A farinha, por si só, não garante o resultado. O desempenho final depende de uma série de fatores: fermentação, tipo de fermento (natural ou não), abertura da massa, cobertura, cocção e serviço, afirma Raffaele Mostaccioli. “Como sempre, é o trabalho coletivo que faz a diferença — a dedicação, a competência e a paixão de todos os envolvidos nos vários estágios: do escritório à produção, do serviço à manutenção e, claro, dos fornecedores.”

Isabela Honda, chef da Joya Boulangerie, localizada em São Paulo: "o público está cada vez mais atento à origem dos ingredientes e ao processo de produção" (Juliana Primon/Divulgação)

Os clientes percebem essa diferença tanto na apresentação quanto ao degustar, e isso impacta, sim, na fidelização e no volume de vendas, afirma a chef Isabela Honda.  “As farinhas francesas que escolhemos, como a T45, T65 e T150 da Bagatelle, são fundamentais para o padrão de qualidade que entregamos na Joya.
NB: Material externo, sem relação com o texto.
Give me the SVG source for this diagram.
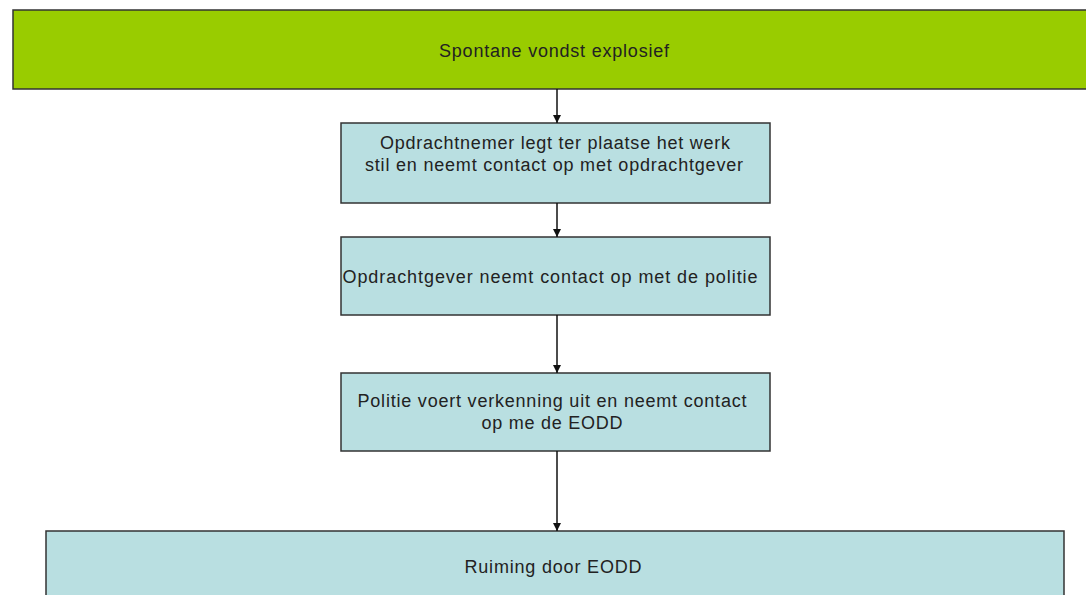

Elas influenciam diretamente a textura, o sabor e o desempenho da fermentação.”

Para ela, o público está cada vez mais atento à origem dos ingredientes e ao processo de produção. “Eles valorizam uma fermentação natural bem conduzida, percebem o aroma, a leveza, a textura da casca e, principalmente, o sabor. Muitos nos dizem que sentem aqui uma diferença na experiência. E isso, para mim, vem da qualidade da farinha e uma combinação de técnicas que influenciam na percepção dos consumidores”.